In the paper titled Data-Informed Design Parameters for Adaptive Collaborative Scripting in Across Spaces Learning Situations, Amarasinghe et al. (2019) demonstrate how traces of students’ behaviour using multiple educational tools can be used to predict future participation of students working in groups. Authors apply predictive analytics on data collected from different learning spaces, associated with both individual and collaborative learning activity engagement, to propose an automated group formation strategy. Two case studies are presented in the contexts of a MOOC (Massive Open Online Course) and the institutional LMS. This paper illustrates how predictive analytics can be used to analyse students’ behavioural activity across spaces to inform the formulation of adaptive learning groups in real time.

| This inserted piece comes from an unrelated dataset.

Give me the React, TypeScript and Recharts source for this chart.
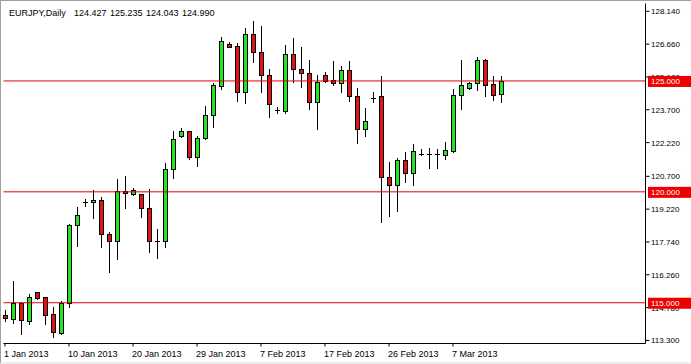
import React from 'react';
import { ComposedChart, Bar, XAxis, YAxis, ReferenceLine } from 'recharts';

const dates = [
  '1 Jan 2013', '2 Jan 2013', '3 Jan 2013', '4 Jan 2013', '6 Jan 2013', '7 Jan 2013', '8 Jan 2013', '9 Jan 2013',
  '10 Jan 2013', '11 Jan 2013', '13 Jan 2013', '14 Jan 2013', '15 Jan 2013', '16 Jan 2013', '17 Jan 2013', '18 Jan 2013',
  '20 Jan 2013', '21 Jan 2013', '22 Jan 2013', '23 Jan 2013', '24 Jan 2013', '25 Jan 2013', '27 Jan 2013', '28 Jan 2013',
  '29 Jan 2013', '30 Jan 2013', '31 Jan 2013', '1 Feb 2013', '3 Feb 2013', '4 Feb 2013', '5 Feb 2013', '6 Feb 2013',
  '7 Feb 2013', '8 Feb 2013', '10 Feb 2013', '11 Feb 2013', '12 Feb 2013', '13 Feb 2013', '14 Feb 2013', '15 Feb 2013',
  '17 Feb 2013', '18 Feb 2013', '19 Feb 2013', '20 Feb 2013', '21 Feb 2013', '22 Feb 2013', '24 Feb 2013', '25 Feb 2013',
  '26 Feb 2013', '27 Feb 2013', '28 Feb 2013', '1 Mar 2013', '3 Mar 2013', '4 Mar 2013', '5 Mar 2013', '6 Mar 2013',
  '7 Mar 2013', '8 Mar 2013', '10 Mar 2013', '11 Mar 2013', '12 Mar 2013', '13 Mar 2013', '14 Mar 2013',
];

const opens = [
  114.43, 114.25, 115.01, 114.16, 115.47, 115.24, 114.47, 113.62,
  114.97, 118.49, 119.53, 119.53, 119.62, 118.09, 117.77, 120.02,
  119.89, 119.89, 119.25, 117.77, 117.77, 121.01, 122.5, 122.73,
  121.55, 122.41, 123.45, 124.76, 126.67, 126.56, 124.49, 127.1,
  126.29, 125.25, 123.67, 123.63, 126.2, 125.52, 125.34, 124.04,
  125.25, 125.03, 124.89, 125.48, 124.31, 122.82, 124.22, 124.31,
  120.65, 120.29, 121.42, 120.83, 121.69, 121.69, 121.69, 121.64,
  121.83, 124.35, 124.67, 124.89, 125.93, 124.85, 124.427,
];
const highs = [
  114.65, 115.96, 115.03, 115.39, 115.49, 115.26, 114.79, 115.06,
  118.53, 119.3, 119.66, 120.07, 119.75, 118.17, 120.56, 120.7,
  120.16, 119.9, 120.11, 118.31, 121.28, 122.73, 122.86, 122.75,
  122.5, 123.86, 124.89, 126.97, 126.74, 126.7, 127.37, 127.69,
  127.46, 125.52, 123.81, 126.61, 126.92, 126.52, 125.93, 125.25,
  125.39, 125.88, 125.66, 125.88, 124.67, 123.77, 124.49, 125.21,
  121.33, 121.51, 121.78, 122.14, 121.92, 121.96, 121.92, 122.23,
  124.62, 125.93, 124.94, 126.07, 125.97, 125.21, 125.235,
];
const lows = [
  114.16, 114.08, 113.57, 114.02, 115.15, 114.02, 113.44, 113.6,
  114.79, 117.55, 119.34, 118.8, 117.5, 116.37, 116.96, 119.25,
  119.84, 118.85, 117.27, 117.0, 117.5, 120.61, 122.46, 121.46,
  121.15, 122.37, 122.91, 124.62, 126.52, 124.08, 123.99, 125.84,
  124.49, 123.36, 123.54, 123.54, 124.94, 124.71, 123.72, 122.82,
  124.94, 124.8, 124.49, 124.08, 122.19, 122.5, 124.04, 118.62,
  118.89, 119.12, 120.43, 120.29, 121.64, 121.06, 121.06, 121.46,
  121.78, 123.72, 124.62, 124.58, 124.31, 124.13, 124.043,
];
const closes = [
  114.3, 115.01, 114.2, 115.24, 115.2, 114.43, 113.66, 114.97,
  118.49, 118.94, 119.53, 119.62, 118.09, 117.77, 120.02, 119.93,
  120.07, 119.25, 117.77, 117.77, 121.01, 122.37, 122.73, 121.55,
  122.41, 123.45, 124.8, 126.79, 126.53, 124.49, 127.1, 126.29,
  125.25, 123.95, 123.67, 126.2, 125.52, 125.34, 124.04, 124.94,
  124.98, 124.89, 125.48, 124.31, 122.82, 123.18, 124.22, 120.65,
  120.29, 121.42, 120.83, 121.83, 121.69, 121.69, 121.69, 121.87,
  124.35, 124.8, 124.89, 125.93, 124.8, 124.35, 124.99,
];

const dateTicks = ['1 Jan 2013', '10 Jan 2013', '20 Jan 2013', '29 Jan 2013', '7 Feb 2013', '17 Feb 2013', '26 Feb 2013', '7 Mar 2013'];
const priceTicks = [113.3, 114.78, 116.26, 117.74, 119.22, 120.7, 122.22, 123.7, 125.18, 126.66, 128.14];
const levels = [125, 120, 115];
const emptySlots = 17;

const title = ['EURJPY,Daily', '124.427', '125.235', '124.043', '124.990'];

const data = [
  ...dates.map((d, i) => ({
    d,
    open: opens[i],
    high: highs[i],
    low: lows[i],
    close: closes[i],
    range: [lows[i], highs[i]],
  })),
  ...Array.from({ length: emptySlots }, (_, k) => ({ d: `slot${k}` })),
];

const Y_DOMAIN: [number, number] = [113.162, 128.492];
const GREEN = '#22e622';
const RED = '#e01414';
const LINE_RED = '#e00000';
const FONT = '"Liberation Sans", Arial, sans-serif';

const Candle = (props: any) => {
  const { x, y, width, height, payload } = props;
  if (!payload || payload.high == null) return null;
  const top = Math.min(y, y + height);
  const bot = Math.max(y, y + height);
  const { open, close, high, low } = payload;
  const span = high - low;
  const py = (v: number) => (span > 0 ? top + ((high - v) / span) * (bot - top) : top);
  const cx = Math.round(x + width / 2);
  const yh = Math.round(top);
  const yl = Math.round(bot);
  const yo = Math.round(py(open));
  const yc = Math.round(py(close));
  const bt = Math.min(yo, yc);
  const bb = Math.max(yo, yc);
  const color = close > open ? GREEN : RED;
  return (
    <g>
      <rect x={cx} y={yh} width={1} height={yl - yh + 1} fill="#000" />
      {bb === bt ? (
        <rect x={cx - 2} y={bt} width={5} height={1} fill="#000" />
      ) : (
        <rect x={cx - 1.5} y={bt + 0.5} width={4} height={bb - bt} fill={color} stroke="#000" strokeWidth={1} />
      )}
    </g>
  );
};

const XTick = (props: any) => {
  const { x, payload } = props;
  return (
    <text x={x - 1} y={356.5} fontSize={9} fontFamily={FONT} fill="#000" textAnchor="start">
      {payload.value}
    </text>
  );
};

const YTick = (props: any) => {
  const { y, payload } = props;
  return (
    <text x={651} y={y + 3} fontSize={8} fontFamily={FONT} fill="#000" textAnchor="start">
      {Number(payload.value).toFixed(3)}
    </text>
  );
};

const LevelLabel = (value: number) => (props: any) => {
  const vb = props.viewBox || {};
  const ly = vb.y;
  return (
    <g>
      <rect x={648} y={ly - 5} width={43} height={11} fill="#ee0000" />
      <text x={651} y={ly + 3} fontSize={8} fontFamily={FONT} fill="#fff" textAnchor="start">
        {value.toFixed(3)}
      </text>
    </g>
  );
};

export default function App() {
  return (
    <div
      style={{
        position: 'absolute',
        left: 0,
        top: 0,
        width: 691,
        height: 364,
        background: '#fff',
        overflow: 'hidden',
      }}
    >
      <ComposedChart
        width={691}
        height={364}
        data={data}
        margin={{ top: 3.5, right: 0.5, bottom: 0.5, left: 3.5 }}
        barCategoryGap={0}
        barGap={0}
      >
        <XAxis
          dataKey="d"
          type="category"
          ticks={dateTicks}
          interval={0}
          padding={{ left: -2.5, right: 4.5 }}
          height={20}
          axisLine={{ stroke: '#000', strokeWidth: 1 }}
          tickLine={{ stroke: '#000' }}
          tickSize={3}
          tick={<XTick />}
        />
        <XAxis
          xAxisId="top"
          dataKey="d"
          orientation="top"
          height={0}
          tick={false}
          tickLine={false}
          axisLine={{ stroke: '#000', strokeWidth: 1 }}
        />
        <YAxis
          orientation="right"
          type="number"
          domain={Y_DOMAIN}
          allowDataOverflow
          ticks={priceTicks}
          interval={0}
          width={45}
          axisLine={{ stroke: '#000', strokeWidth: 1 }}
          tickLine={{ stroke: '#000' }}
          tickSize={4}
          tick={<YTick />}
        />
        <YAxis
          yAxisId="left"
          orientation="left"
          type="number"
          domain={[0, 1]}
          width={0}
          tick={false}
          tickLine={false}
          axisLine={{ stroke: '#000', strokeWidth: 1 }}
        />
        <Bar dataKey="range" barSize={8} shape={<Candle />} isAnimationActive={false} />
        {levels.map((lv) => (
          <ReferenceLine
            key={lv}
            y={lv}
            stroke={LINE_RED}
            strokeWidth={1}
            label={LevelLabel(lv)}
            {...({ zIndex: 2500 } as any)}
          />
        ))}
      </ComposedChart>
      <div
        style={{
          position: 'absolute',
          left: 0,
          top: 0,
          width: 691,
          height: 364,
          pointerEvents: 'none',
          fontFamily: FONT,
          fontSize: 9,
          color: '#000',
          boxSizing: 'border-box',
          borderTop: '1px solid #a0a0a0',
          borderLeft: '1px solid #a0a0a0',
          borderBottom: '2px solid #ececec',
        }}
      >
        {title.map((t, i) => (
          <span
            key={t}
            style={{ position: 'absolute', left: (i === 0 ? 9 : 74 + (i - 1) * 36) - 1, top: 7, lineHeight: '10px', whiteSpace: 'nowrap' }}
          >
            {t}
          </span>
        ))}
      </div>
    </div>
  );
}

4 Conclusions and future avenues of research

The four papers in this special issue showcase studies conducted in authentic blended learning settings. The educational questions addressed in these papers illustrate that an analytical approach across spaces can serve to address well-known educational problems (e.g. detecting at-risk students and group formation) or aspects of learning that have not been deeply studied (e.g. modelling mind wandering and co-occurrence of emotion and ideation). The studies also showcase that an across spaces stance may involve the analysis of behavioural data captured through online systems but also the use of emerging (multimodal) sensors. Clearly, this research area is still in its maturing stage. The rapid changes in sensor technology and its cost offer tremendous opportunities to harness their potential and translate this potential into meaningful improvements to support learning where it actually occurs.